Une fois par an, date à date, elles renouvelaient leurs vœux. Ceux-ci étaient écrits dans un registre enfermé dans un coffre à trois clés. 
L’association « Domus Patis » constituée de laïcs et de religieuses gérait le temporel administratif et financier de l’ensemble, la mère supérieure gérait le fonctionnement cultuel et quotidien du monastère.
Quid alors des biens ?  En effet, ce monastère appartenait à l'ordre de la Visitation, de Vaugneray, et non pas au diocèse. Tout le mobilier, tous les objets ont été pris en photos et répertoriés, avant leur mise en vente et dispersion dans d'autres monastères ou à des particuliers. Ce coffre, contenant les registres, est parti à Annecy, avec les dernières religieuses. Celles-ci ont procédé par vote pour savoir : ou on reste, ou on ferme
La cloche a été offerte à l’église de Grézieu la Varenne. Une croix en bois qui était sur le parking du monastère a été érigée au hameau « le Rousseau », un cartel indique son origine.

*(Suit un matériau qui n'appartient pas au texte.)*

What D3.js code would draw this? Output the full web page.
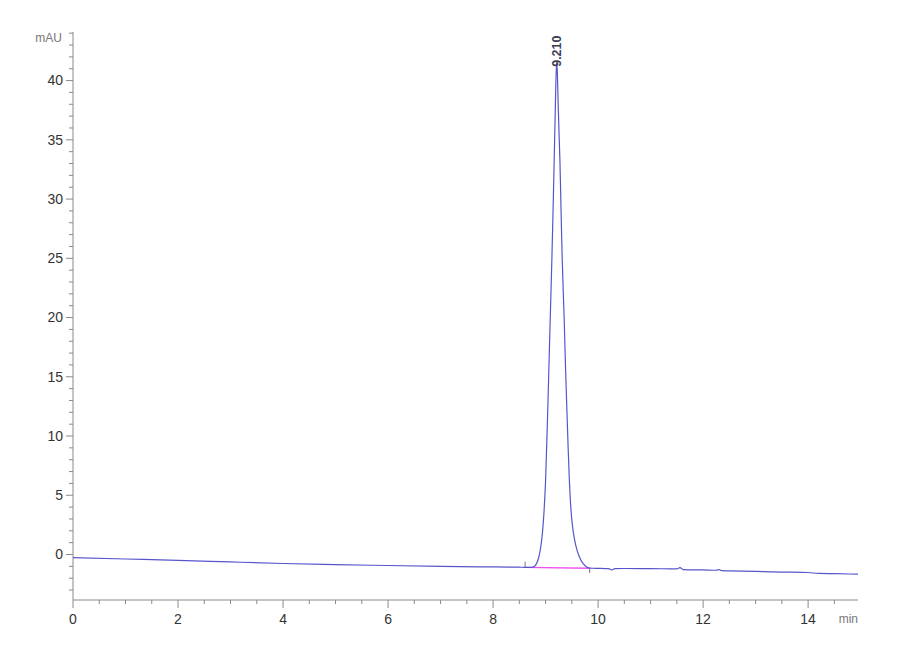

Les dernières Sœurs de Vaugneray sont maintenant à Annecy à la "Maison de la Galerie".
Le couvent couvre une surface de plus de 3000 m2 bâtis, dans un parc de 3,5 hectares. L'association "Domus Pacis" propriétaire du site le met en vente ; la commune de Vaugneray en devient propriétaire, et transforme l'intérieur en appartements, sans toucher à la structure.
Les travaux ont commencé le 29 octobre 2009, et les premiers habitants sont entrés dans leur logement en août 2011.

[1] Ministre de la Culture de 1959 à 1969.
[2] Maire de Lyon de 1957 à 1976.
[3] Voir le dossier "architecture" ci-après.